VPR’s John Dillon reports:

(Dillon) Hector Giraldo left Colombia after his union president was assassinated. He’s lived in New England since last fall and worked with members of a janitor’s union in Boston.

Speaking through an interpreter, he says that struggle was difficult, but nothing like union organizing in Colombia.

(Giraldo in Spanish; interpreter in English) “In Boston, I was organizing Latino immigrant workers and I could see that we were able to go into the street. We were able to have rallies, we were able to go out on strike to gain the dignity and respect that these workers deserved. But you have to realize, and we do these tactics in Colombia, for unions to do this they are basically having a sword put in their back. That if you organize, if you fight for your rights as a worker, you put yourself in the eyes of the paramilitaries and they will kill you for trying to resist.”
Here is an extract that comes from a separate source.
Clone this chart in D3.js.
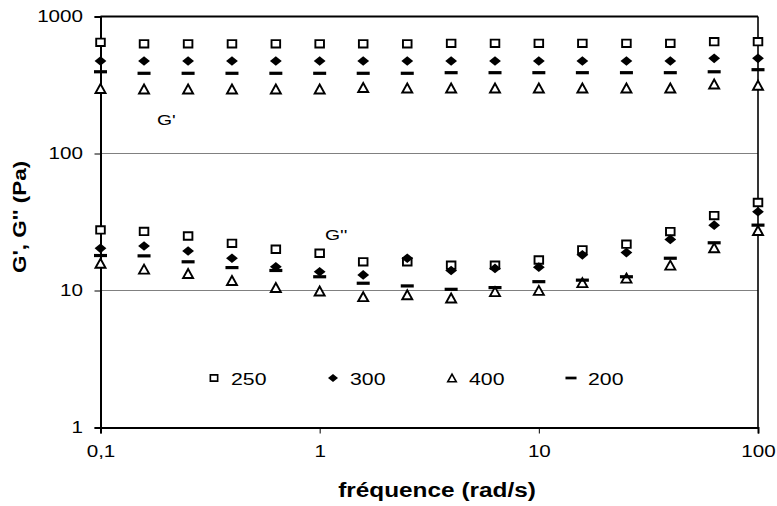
<!DOCTYPE html>
<html>
<head>
<meta charset="utf-8">
<script src="https://cdn.jsdelivr.net/npm/d3@7"></script>
<style>
  body { margin: 0; background: #fff; }
  text { font-family: "Liberation Sans", Arial, sans-serif; fill: #000; }
</style>
</head>
<body>
<div id="chart"></div>
<script>
// angular frequency (rad/s)
const freq = [0.1, 0.158, 0.251, 0.398, 0.631, 1, 1.58, 2.51, 3.98, 6.31, 10, 15.8, 25.1, 39.8, 63.1, 100];

// G' (storage modulus, Pa)
const gp250 = [648, 632, 632, 632, 632, 632, 632, 632, 637, 637, 637, 637, 637, 637, 655, 655];
const gp300 = [473, 473, 473, 473, 473, 473, 473, 473, 473, 473, 473, 473, 473, 473, 495, 495];
const gp400 = [298, 295, 295, 295, 295, 295, 303, 300, 300, 300, 300, 300, 300, 300, 321, 314];
const gp200 = [395, 385, 385, 385, 385, 385, 385, 385, 389, 389, 389, 389, 389, 389, 395, 409];

// G'' (loss modulus, Pa)
const gpp250 = [27.7, 27.0, 25.0, 22.1, 20.0, 18.7, 16.2, 16.2, 15.3, 15.3, 16.7, 19.8, 21.8, 26.9, 35.2, 43.9];
const gpp300 = [20.3, 21.1, 19.4, 17.2, 14.9, 13.7, 13.0, 17.2, 14.0, 14.5, 14.8, 18.2, 18.9, 23.6, 30.0, 37.6];
const gpp400 = [15.8, 14.3, 13.3, 11.8, 10.5, 9.9, 9.0, 9.3, 8.8, 9.8, 10.0, 11.4, 12.3, 15.3, 20.5, 27.4];
const gpp200 = [18.0, 17.9, 16.2, 14.7, 14.0, 12.6, 11.3, 10.8, 10.2, 10.5, 11.6, 11.9, 12.6, 17.2, 22.3, 30.0];

const seriesNames = ["250", "300", "400", "200"];
const seriesShapes = ["square", "diamond", "triangle", "dash"];
const seriesG1 = [gp250, gp300, gp400, gp200];
const seriesG2 = [gpp250, gpp300, gpp400, gpp200];

const xTicks = [0.1, 1, 10, 100];
const yTicks = [1, 10, 100, 1000];

const width = 777, height = 506;
const plot = { left: 100.5, right: 758, top: 16.5, bottom: 427.5 };
const SX = 1.25; // text in the original is drawn wide along its baseline

const svg = d3.select("#chart").append("svg")
    .attr("width", width)
    .attr("height", height);

const x = d3.scaleLog().domain([0.1, 100]).range([plot.left, plot.right]);
const y = d3.scaleLog().domain([1, 1000]).range([plot.bottom, plot.top]);

// gridlines
svg.append("g")
    .selectAll("line")
    .data([10, 100])
    .join("line")
    .attr("x1", plot.left).attr("x2", plot.right)
    .attr("y1", d => y(d)).attr("y2", d => y(d))
    .attr("stroke", "#808080")
    .attr("stroke-width", 1);

// frame top + right
svg.append("line")
    .attr("x1", plot.left).attr("x2", plot.right)
    .attr("y1", plot.top).attr("y2", plot.top)
    .attr("stroke", "#000").attr("stroke-width", 2);
svg.append("line")
    .attr("x1", plot.right).attr("x2", plot.right)
    .attr("y1", plot.top).attr("y2", plot.bottom)
    .attr("stroke", "#000").attr("stroke-width", 1.6);

// axes
const yAxis = d3.axisLeft(y)
    .tickValues(yTicks)
    .tickFormat(d3.format("d"))
    .tickSize(6)
    .tickPadding(8);

const xAxis = d3.axisBottom(x)
    .tickValues(xTicks)
    .tickFormat(d => String(d).replace(".", ","))
    .tickSize(6)
    .tickPadding(11.5);

const gy = svg.append("g")
    .attr("transform", `translate(${plot.left},0)`)
    .call(yAxis);
const gx = svg.append("g")
    .attr("transform", `translate(0,${plot.bottom})`)
    .call(xAxis);

[gx, gy].forEach(g => {
    g.select(".domain").attr("stroke", "#000").attr("stroke-width", 2);
    g.selectAll(".tick line").attr("stroke", "#000").attr("stroke-width", 1);
    g.selectAll(".tick text")
        .attr("font-family", "Liberation Sans, Arial, sans-serif")
        .attr("font-size", 16.5)
        .attr("transform", `scale(${SX},1)`);
});

// marker paths
function markerPath(shape) {
    switch (shape) {
        case "square": return "M-4.3,-3.7H4.3V3.7H-4.3Z";
        case "diamond": return "M0,-4.8L5.9,0L0,4.8L-5.9,0Z";
        case "triangle": return "M0,-4.6L5,4.4H-5Z";
        case "dash": return "M-6.5,-1.6H6.5V1.6H-6.5Z";
    }
}
function markerStyle(sel, shape) {
    if (shape === "square" || shape === "triangle") {
        sel.attr("fill", "#fff").attr("stroke", "#000").attr("stroke-width", 1.9)
            .attr("stroke-linejoin", "miter");
    } else {
        sel.attr("fill", "#000").attr("stroke", "none");
    }
}

// points: series drawn in legend order
seriesNames.forEach((name, i) => {
    const shape = seriesShapes[i];
    const pts = freq.map((f, j) => ({ f: f, v: seriesG1[i][j] }))
        .concat(freq.map((f, j) => ({ f: f, v: seriesG2[i][j] })));
    svg.append("g")
        .attr("class", "series-" + name)
        .selectAll("path")
        .data(pts)
        .join("path")
        .attr("d", markerPath(shape))
        .attr("transform", d => `translate(${x(d.f)},${y(d.v)})`)
        .call(markerStyle, shape);
});

// text helper, stretched along the baseline
function stretchedText(str, tx, ty, size, opts = {}) {
    return svg.append("text")
        .attr("transform", `translate(${tx},${ty})` + (opts.rotate ? ` rotate(${opts.rotate})` : "") + ` scale(${SX},1)`)
        .attr("text-anchor", opts.anchor || "start")
        .attr("font-size", size)
        .attr("font-weight", opts.bold ? "bold" : "normal")
        .text(str);
}

// curve labels
stretchedText("G'", 157, 124.5, 15.5);
stretchedText("G''", 325, 239.5, 15.5);

// legend
seriesNames.forEach((name, i) => {
    const lx = 214 + i * 119, ly = 378;
    svg.append("path")
        .attr("d", markerPath(seriesShapes[i]))
        .attr("transform", `translate(${lx},${ly}) scale(0.85)`)
        .call(markerStyle, seriesShapes[i]);
    stretchedText(name, lx + 17, ly + 7, 17);
});

// axis titles
stretchedText("fréquence (rad/s)", 437, 497, 19.5, { anchor: "middle", bold: true });
stretchedText("G', G'' (Pa)", 25.5, 217, 18, { anchor: "middle", bold: true, rotate: -90 });
</script>
</body>
</html>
(Dillon) Giraldo says 25 members of his municipal employees union were killed in the last few years.

He’s in Vermont this week on a speaking tour sponsored by the Vermont Worker’s Center, the AFL-CIO and the Communications Workers of America. He says Vermonters should realize Colombia is the third largest recipient of U.S. military aid. Some of that money, he says, supports violence against Colombian citizens:

(Giraldo in Spanish; interpreter in English) “It’s being used very sadly for Colombians to massacre each other. And the money that comes from U.S. is being used to send arms to Colombia, it’s being used to train Colombia soldiers, it’s being used to train Colombia soldiers at the School of the Americas. The soldiers who are receiving this training are in turn training the paramilitaries. And there is obviously a direct link between the Colombian military and paramilitary forces and basically all of these resources in many cases is centered on trying to get rid of the union movement in Colombia.”

(Dillon) Giraldo has met with Vermont congressional staff on the U.S. aid issue. His statewide tour takes him the Lynonville Thursday and Montpelier on Friday.

For Vermont Public Radio, I’m John Dillon.